= Johannes Herbst =

Johannes Herbst (July 23, 1735 - January 15, 1812) was a German-American Moravian minister and composer.

Herbst was born in Kempten in Bavaria, Germany. He went to live in Silesia with an uncle when he was seven years old. His uncle paid for him to attend school in Herrnhut, Germany. There he trained to be a clockmaker, but the community in Herrnhut also provided him with the opportunity to learn music. Herbst lived in various Moravian communities serving as an organist in Kleinwelka and a teacher at a Moravian school in England. After returning to Germany to become a bookkeeper for the Moravian church, he married Rosine Louisa Clemens in Herrnhut on June 30, 1768. He was ordained a Moravian minister and served the congregations of Neudietendorf and Gnadenfrei until he received a call to America in 1786. There he served congregations in Lancaster and Lititz, Pennsylvania.

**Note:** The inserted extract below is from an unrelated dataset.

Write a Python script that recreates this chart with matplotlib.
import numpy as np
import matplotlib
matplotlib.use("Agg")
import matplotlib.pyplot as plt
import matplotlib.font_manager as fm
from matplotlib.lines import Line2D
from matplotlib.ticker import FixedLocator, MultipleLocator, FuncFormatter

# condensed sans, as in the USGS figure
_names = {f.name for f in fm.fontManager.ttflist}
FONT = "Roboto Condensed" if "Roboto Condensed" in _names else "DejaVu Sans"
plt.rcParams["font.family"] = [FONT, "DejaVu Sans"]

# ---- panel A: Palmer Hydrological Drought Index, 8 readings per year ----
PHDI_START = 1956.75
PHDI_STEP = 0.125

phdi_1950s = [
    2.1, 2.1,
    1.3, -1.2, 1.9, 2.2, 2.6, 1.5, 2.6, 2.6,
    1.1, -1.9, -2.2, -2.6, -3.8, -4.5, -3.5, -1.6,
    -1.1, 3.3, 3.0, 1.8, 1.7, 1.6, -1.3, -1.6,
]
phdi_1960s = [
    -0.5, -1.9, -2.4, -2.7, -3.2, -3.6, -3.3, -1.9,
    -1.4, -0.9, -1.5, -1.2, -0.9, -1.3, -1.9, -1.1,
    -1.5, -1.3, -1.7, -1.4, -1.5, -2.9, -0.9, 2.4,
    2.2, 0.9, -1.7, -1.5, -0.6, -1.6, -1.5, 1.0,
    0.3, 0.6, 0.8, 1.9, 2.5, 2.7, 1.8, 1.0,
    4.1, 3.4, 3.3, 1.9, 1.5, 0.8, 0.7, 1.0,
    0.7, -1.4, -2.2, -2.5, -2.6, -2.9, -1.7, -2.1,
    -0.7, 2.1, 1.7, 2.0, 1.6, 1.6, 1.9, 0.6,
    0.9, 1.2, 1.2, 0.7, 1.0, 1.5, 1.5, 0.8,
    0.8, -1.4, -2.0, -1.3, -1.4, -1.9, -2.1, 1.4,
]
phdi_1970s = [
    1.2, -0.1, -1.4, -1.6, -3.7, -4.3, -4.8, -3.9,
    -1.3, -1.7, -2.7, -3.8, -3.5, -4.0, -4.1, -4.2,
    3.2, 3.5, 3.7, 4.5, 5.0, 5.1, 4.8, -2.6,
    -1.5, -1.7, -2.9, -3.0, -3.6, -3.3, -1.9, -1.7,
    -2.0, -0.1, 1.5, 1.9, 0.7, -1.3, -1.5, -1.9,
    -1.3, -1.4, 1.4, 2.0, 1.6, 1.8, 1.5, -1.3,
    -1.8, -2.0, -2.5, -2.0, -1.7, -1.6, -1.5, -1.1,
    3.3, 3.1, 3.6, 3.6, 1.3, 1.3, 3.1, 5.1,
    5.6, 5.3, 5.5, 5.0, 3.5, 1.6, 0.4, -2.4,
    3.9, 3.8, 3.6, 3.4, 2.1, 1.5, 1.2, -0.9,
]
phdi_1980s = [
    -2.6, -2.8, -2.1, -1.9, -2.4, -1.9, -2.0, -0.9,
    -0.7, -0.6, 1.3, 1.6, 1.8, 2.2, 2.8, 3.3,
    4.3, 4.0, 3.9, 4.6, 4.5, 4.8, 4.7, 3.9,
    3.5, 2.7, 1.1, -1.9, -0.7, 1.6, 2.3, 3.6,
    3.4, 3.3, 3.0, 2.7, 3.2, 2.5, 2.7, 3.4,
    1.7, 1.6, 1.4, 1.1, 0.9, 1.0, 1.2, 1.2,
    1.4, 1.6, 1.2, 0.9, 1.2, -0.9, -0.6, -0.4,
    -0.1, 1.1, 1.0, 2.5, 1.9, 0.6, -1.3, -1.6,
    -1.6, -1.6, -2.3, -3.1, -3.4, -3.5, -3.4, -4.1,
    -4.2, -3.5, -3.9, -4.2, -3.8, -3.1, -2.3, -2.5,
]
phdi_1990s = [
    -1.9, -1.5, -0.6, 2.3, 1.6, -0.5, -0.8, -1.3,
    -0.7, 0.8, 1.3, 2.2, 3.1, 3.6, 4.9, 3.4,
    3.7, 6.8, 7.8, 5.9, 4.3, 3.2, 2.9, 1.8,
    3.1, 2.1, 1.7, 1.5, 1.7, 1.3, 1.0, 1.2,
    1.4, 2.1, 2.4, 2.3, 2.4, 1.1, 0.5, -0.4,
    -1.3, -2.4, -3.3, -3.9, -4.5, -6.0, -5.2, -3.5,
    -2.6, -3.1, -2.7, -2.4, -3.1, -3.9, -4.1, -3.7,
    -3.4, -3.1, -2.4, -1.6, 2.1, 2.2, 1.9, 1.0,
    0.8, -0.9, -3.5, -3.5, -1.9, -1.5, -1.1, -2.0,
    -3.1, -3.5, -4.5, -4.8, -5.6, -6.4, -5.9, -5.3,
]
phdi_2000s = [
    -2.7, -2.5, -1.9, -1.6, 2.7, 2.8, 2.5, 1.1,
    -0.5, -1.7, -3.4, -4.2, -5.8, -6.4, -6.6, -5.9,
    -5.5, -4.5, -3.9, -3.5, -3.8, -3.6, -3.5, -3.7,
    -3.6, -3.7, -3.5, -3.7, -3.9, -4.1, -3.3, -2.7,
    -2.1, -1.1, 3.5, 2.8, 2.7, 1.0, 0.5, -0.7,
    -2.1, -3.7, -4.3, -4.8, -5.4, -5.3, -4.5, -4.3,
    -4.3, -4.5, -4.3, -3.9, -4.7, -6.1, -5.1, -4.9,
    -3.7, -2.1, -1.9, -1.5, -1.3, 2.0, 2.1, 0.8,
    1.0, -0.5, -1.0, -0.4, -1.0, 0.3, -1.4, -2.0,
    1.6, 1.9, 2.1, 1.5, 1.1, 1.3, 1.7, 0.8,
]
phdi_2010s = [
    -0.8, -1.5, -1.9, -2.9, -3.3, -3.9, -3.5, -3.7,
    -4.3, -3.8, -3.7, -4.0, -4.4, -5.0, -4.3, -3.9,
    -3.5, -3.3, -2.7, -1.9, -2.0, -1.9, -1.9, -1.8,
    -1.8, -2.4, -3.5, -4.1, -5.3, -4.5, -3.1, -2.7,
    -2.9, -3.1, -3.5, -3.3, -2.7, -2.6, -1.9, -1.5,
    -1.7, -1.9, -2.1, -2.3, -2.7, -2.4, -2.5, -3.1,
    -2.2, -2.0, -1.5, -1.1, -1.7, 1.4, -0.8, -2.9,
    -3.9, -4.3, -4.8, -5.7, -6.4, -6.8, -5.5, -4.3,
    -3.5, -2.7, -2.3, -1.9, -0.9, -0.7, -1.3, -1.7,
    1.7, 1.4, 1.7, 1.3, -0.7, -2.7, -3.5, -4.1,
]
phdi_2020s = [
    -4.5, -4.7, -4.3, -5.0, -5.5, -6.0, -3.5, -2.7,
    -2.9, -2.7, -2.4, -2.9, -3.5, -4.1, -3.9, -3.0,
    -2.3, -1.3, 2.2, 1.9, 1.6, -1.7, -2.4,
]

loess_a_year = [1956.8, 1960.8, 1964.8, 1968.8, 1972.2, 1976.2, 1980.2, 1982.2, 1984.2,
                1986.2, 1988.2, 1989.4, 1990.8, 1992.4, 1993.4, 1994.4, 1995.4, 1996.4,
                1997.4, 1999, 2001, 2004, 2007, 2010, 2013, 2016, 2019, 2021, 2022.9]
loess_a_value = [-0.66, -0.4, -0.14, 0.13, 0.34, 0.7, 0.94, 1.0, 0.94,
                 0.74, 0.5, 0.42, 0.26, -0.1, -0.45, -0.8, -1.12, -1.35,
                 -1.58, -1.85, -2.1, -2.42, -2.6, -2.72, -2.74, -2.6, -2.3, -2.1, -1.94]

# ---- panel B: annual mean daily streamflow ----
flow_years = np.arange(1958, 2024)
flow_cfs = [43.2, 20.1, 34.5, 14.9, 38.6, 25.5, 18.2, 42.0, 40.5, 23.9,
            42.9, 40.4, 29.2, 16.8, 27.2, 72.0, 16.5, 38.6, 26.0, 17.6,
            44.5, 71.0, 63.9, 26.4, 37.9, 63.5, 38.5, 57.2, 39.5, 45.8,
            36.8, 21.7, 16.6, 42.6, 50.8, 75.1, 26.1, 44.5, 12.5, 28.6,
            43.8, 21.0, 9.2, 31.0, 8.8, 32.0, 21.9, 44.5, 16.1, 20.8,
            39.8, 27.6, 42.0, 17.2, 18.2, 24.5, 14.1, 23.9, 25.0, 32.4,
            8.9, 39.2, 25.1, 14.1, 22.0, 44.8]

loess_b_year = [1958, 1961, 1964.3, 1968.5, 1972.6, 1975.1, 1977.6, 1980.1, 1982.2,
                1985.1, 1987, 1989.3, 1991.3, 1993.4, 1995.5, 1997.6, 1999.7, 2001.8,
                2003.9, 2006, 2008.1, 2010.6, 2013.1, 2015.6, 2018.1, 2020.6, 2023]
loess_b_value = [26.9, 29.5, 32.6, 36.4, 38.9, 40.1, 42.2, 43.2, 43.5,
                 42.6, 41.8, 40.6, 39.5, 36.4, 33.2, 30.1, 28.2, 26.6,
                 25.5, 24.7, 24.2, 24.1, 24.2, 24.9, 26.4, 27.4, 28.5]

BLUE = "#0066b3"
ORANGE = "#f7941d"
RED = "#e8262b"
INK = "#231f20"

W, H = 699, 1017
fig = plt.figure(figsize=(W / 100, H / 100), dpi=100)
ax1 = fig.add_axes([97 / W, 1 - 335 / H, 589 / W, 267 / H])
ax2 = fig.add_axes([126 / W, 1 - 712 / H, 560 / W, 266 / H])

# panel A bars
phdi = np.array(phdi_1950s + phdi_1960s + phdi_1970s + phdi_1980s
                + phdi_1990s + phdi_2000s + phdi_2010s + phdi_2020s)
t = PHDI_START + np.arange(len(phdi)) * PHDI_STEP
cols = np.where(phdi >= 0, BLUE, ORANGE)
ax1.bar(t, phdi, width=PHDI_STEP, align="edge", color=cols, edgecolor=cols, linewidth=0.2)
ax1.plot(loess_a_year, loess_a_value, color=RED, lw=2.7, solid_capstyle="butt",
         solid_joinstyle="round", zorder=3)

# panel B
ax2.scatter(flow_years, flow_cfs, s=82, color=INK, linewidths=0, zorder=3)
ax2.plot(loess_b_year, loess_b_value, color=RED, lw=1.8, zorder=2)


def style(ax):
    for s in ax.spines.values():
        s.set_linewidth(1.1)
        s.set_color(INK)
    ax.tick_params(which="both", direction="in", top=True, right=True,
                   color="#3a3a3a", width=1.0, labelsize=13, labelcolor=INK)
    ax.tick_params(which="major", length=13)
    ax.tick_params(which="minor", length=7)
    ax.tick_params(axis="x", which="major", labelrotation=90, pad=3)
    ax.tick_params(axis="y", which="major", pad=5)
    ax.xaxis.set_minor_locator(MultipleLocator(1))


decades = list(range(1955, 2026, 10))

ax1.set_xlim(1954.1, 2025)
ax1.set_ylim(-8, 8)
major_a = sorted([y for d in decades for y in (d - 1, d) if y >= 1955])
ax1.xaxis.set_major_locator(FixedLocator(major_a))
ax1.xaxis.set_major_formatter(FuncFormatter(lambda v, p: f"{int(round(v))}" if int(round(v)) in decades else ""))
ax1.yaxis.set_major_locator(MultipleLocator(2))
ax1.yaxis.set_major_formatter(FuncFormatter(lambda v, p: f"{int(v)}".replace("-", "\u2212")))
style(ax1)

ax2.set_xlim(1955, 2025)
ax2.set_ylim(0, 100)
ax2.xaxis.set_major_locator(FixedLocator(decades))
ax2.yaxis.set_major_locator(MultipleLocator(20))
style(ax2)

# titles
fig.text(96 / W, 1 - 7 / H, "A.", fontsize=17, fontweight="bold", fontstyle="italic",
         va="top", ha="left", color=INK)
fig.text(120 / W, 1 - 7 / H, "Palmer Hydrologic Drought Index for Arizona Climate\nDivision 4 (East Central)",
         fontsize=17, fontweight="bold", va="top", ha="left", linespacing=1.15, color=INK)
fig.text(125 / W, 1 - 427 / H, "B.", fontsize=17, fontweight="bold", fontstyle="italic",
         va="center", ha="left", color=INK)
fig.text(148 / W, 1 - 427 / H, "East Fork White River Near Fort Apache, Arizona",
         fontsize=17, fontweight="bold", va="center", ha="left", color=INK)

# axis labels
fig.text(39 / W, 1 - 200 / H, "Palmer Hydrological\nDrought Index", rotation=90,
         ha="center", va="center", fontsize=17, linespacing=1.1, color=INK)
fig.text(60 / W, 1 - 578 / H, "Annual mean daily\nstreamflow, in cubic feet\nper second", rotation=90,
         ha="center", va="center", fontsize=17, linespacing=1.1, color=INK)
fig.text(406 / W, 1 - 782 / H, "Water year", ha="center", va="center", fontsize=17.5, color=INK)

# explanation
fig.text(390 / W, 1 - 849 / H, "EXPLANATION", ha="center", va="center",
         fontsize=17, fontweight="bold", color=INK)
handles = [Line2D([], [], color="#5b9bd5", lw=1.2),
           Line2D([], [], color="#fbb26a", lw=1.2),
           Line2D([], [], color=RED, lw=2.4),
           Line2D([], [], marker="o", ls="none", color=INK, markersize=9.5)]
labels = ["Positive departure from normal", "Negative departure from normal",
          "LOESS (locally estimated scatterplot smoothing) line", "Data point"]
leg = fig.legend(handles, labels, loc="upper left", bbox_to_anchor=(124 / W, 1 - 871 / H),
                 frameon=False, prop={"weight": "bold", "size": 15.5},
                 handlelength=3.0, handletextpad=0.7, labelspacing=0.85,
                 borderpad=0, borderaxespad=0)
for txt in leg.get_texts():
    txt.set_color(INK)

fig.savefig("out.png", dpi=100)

Herbst was also an active composer and produced over one hundred anthems and two hundred sacred songs. In addition to composing music, Herbst also copied a great deal of music from other composers and eventually amassed a collection of over one thousand anthems and many larger works.

Herbst was consecrated a bishop of the Moravian Church on May 12, 1811 and served the church in Salem, North Carolina for seven months before his death. many of his musical compositions are held by the moravian music foundation.